Enter the world of Ten Days by Gillian Slovo. 

 
“Stories from the Streets” is the central digital storytelling strand of Cityread London 2016 that will be launched on 1 April 2016. 

This unique installation will see the creation of a ‘police control centre’ within Foyles bookshop’s central London gallery space, where visitors can interact with extracts taken from the first 72 hours of the Ten Days audiobook. Content will be ‘triggered’ by placing evidence relating to each scene onto a control desk panel, promoting audio and visual cues. A second area of the installation, modelled in part on the wooden hoardings that covered up broken shop windows in the 2011 London riots, will encourage messages from visitors to the gallery to contribute their own responses to the book and its themes, in what we hope will become a positive talking point about the value of fostering dialogue between communities.

Contributions from visitors will also feed into a ‘digital community hub’ on the Cityread website, launching 8 April. User-generated content via social media will merge with messages from supporters of the campaign to create an interactive ‘storyboard’ that will be the centre point of conversations around Cityread London. Audiences will be drawn into the scenarios faced by the book’s main characters, and ask how they would respond as the increasingly fraught events of the story unfold.

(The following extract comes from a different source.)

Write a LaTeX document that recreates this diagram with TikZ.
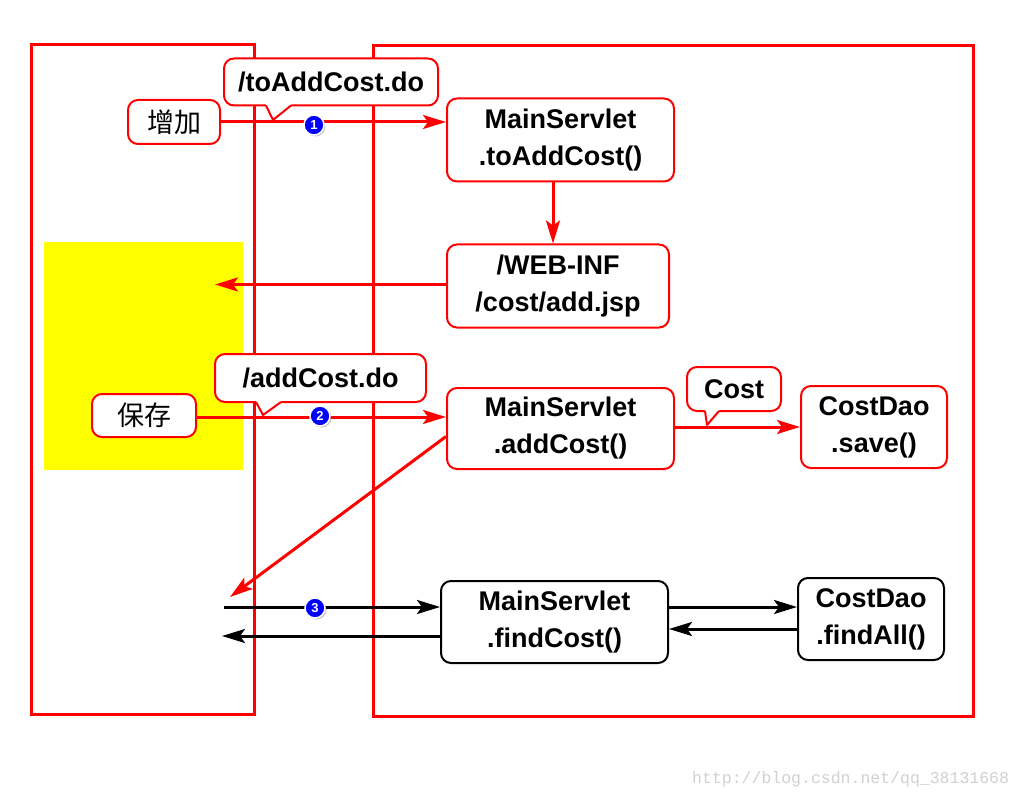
\documentclass[tikz,border=0pt]{standalone}
\usepackage{fontspec}
\setmainfont{Liberation Sans}
\newfontfamily\cjk{Noto Sans CJK SC}
\newfontfamily\wmfont{Liberation Mono}
\usetikzlibrary{arrows.meta,shadows,calc}
\definecolor{yel}{RGB}{255,255,0}
\begin{document}
\begin{tikzpicture}[x=1pt,y=-1pt,
  box/.style={draw=red,line width=2pt,rounded corners=10pt,fill=white,align=center,
    font=\fontsize{27}{37}\selectfont\bfseries,inner sep=0pt},
  bbox/.style={box,draw=black},
  cbox/.style={draw=red,line width=2pt,rounded corners=10pt,fill=white,inner sep=0pt,
    font=\fontsize{27}{30}\selectfont\cjk},
  outer/.style={draw=red,line width=3pt},
  rarrow/.style={draw=red,line width=3pt,-{Stealth[length=23pt,width=14pt,inset=5pt]}},
  barrow/.style={draw=black,line width=3pt,-{Stealth[length=23pt,width=14pt,inset=5pt]}},
  num/.style={circle,fill=blue,draw=white,line width=1.5pt,minimum size=20pt,inner sep=0pt,
    text=white,font=\fontsize{13}{13}\selectfont\bfseries,
    drop shadow={opacity=0.45,shadow xshift=1.5pt,shadow yshift=-1.5pt}}
]
\useasboundingbox (0,0) rectangle (1024,799);
\fill[white] (0,0) rectangle (1024,799);
% yellow area
\fill[yel] (44,242) rectangle (243,470);
% outer frames
\draw[outer] (31,45) rectangle (254,714);
\draw[outer] (373,46) rectangle (973,716);

% nodes
\node[cbox,minimum width=92pt,minimum height=44pt] (add) at (174,122) {增加};
\node[box,minimum width=227pt,minimum height=83pt] (ms1) at (560.5,140) {MainServlet\\.toAddCost()};
\node[box,minimum width=222pt,minimum height=83pt] (jsp) at (558,286) {/WEB-INF\\/cost/add.jsp};
\node[cbox,minimum width=104pt,minimum height=43pt] (save) at (144,415.5) {保存};
\node[box,minimum width=227pt,minimum height=81pt] (ms2) at (560.5,428.5) {MainServlet\\.addCost()};
\node[box,minimum width=146pt,minimum height=82pt] (dao1) at (874,427) {CostDao\\.save()};
\node[bbox,minimum width=227pt,minimum height=82pt] (ms3) at (554.5,622) {MainServlet\\.findCost()};
\node[bbox,minimum width=146pt,minimum height=82pt] (dao2) at (871,619) {CostDao\\.findAll()};

% free ends
\coordinate (jspend) at (215,284.5);
\coordinate (diagend) at (230,597);
\coordinate (fstart) at (224,607);
\coordinate (fend) at (222,636);

% connectors
\draw[rarrow] (add.east) -- (add.east -| ms1.west);
\draw[rarrow] (ms1.south -| 553,0) -- (jsp.north -| 553,0);
\draw[rarrow] (jspend -| jsp.west) -- (jspend);
\draw[rarrow] ([yshift=-1.5pt]save.east) -- ([yshift=-1.5pt]save.east -| ms2.west);
\draw[rarrow] ([yshift=1.5pt]ms2.east) -- ([yshift=1.5pt]ms2.east -| dao1.west);
\draw[rarrow] ([yshift=-8pt]ms2.west) -- (diagend);
\draw[barrow] (fstart) -- (fstart -| ms3.west);
\draw[barrow] (fend -| ms3.west) -- (fend);
\draw[barrow] (fstart -| ms3.east) -- (fstart -| dao2.west);
\draw[barrow] ([yshift=-10pt]dao2.west) -- ([yshift=-10pt]dao2.west -| ms3.east);

% callouts
\node[box,minimum width=214pt,minimum height=47pt] (c1) at (331,82) {/toAddCost.do};
\fill[white] (266,101) -- (266,105.5) -- (273,120) -- (291,105.5) -- (291,101) -- cycle;
\draw[red,line width=2pt,line join=round] (266,105.5) -- (273,120) -- (291,105.5);

\node[box,minimum width=211pt,minimum height=48pt] (c2) at (320.5,378) {/addCost.do};
\fill[white] (256,397) -- (256,402) -- (263,415) -- (281,402) -- (281,397) -- cycle;
\draw[red,line width=2pt,line join=round] (256,402) -- (263,415) -- (281,402);

\node[box,minimum width=94pt,minimum height=44pt] (c3) at (734,389) {Cost};
\fill[white] (705,406) -- (705,411) -- (707,425) -- (719,411) -- (719,406) -- cycle;
\draw[red,line width=2pt,line join=round] (705,411) -- (707,425) -- (719,411);

% step numbers
\node[num] (n1) at (314,125) {1};
\node[num] (n2) at (320,416) {2};
\node[num] (n3) at (315,608) {3};

% watermark
\node[anchor=west,inner sep=0pt,text=black!18,font=\fontsize{16.5}{16.5}\selectfont\wmfont] (wm) at (692,779) {http://blog.csdn.net/qq\_38131668};
\end{tikzpicture}
\end{document}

Portable versions of the installation dubbed ‘evidence booths’ – complete with audio content triggered by ‘evidence’ from the book – will tour around London libraries throughout the duration of the campaign, with week-long residencies planned in twelve locations.

The installation has been produced in partnership with Bristol-based Stand + Stare and creative director Jon Slack. Stand + Stare is the artistic collaboration of brother and sister Barney Heywood and Lucy Telling. From their Bristol studio, they create interactive exhibitions, installations and apps for a range of settings. They often incorporate tangible, real things, such as objects you can handle or books you flick through, which are enhanced through the use of digital technology. Clients include Carnegie Hall, The Royal Shakespeare Company, Museum of Science & Industry and Random House.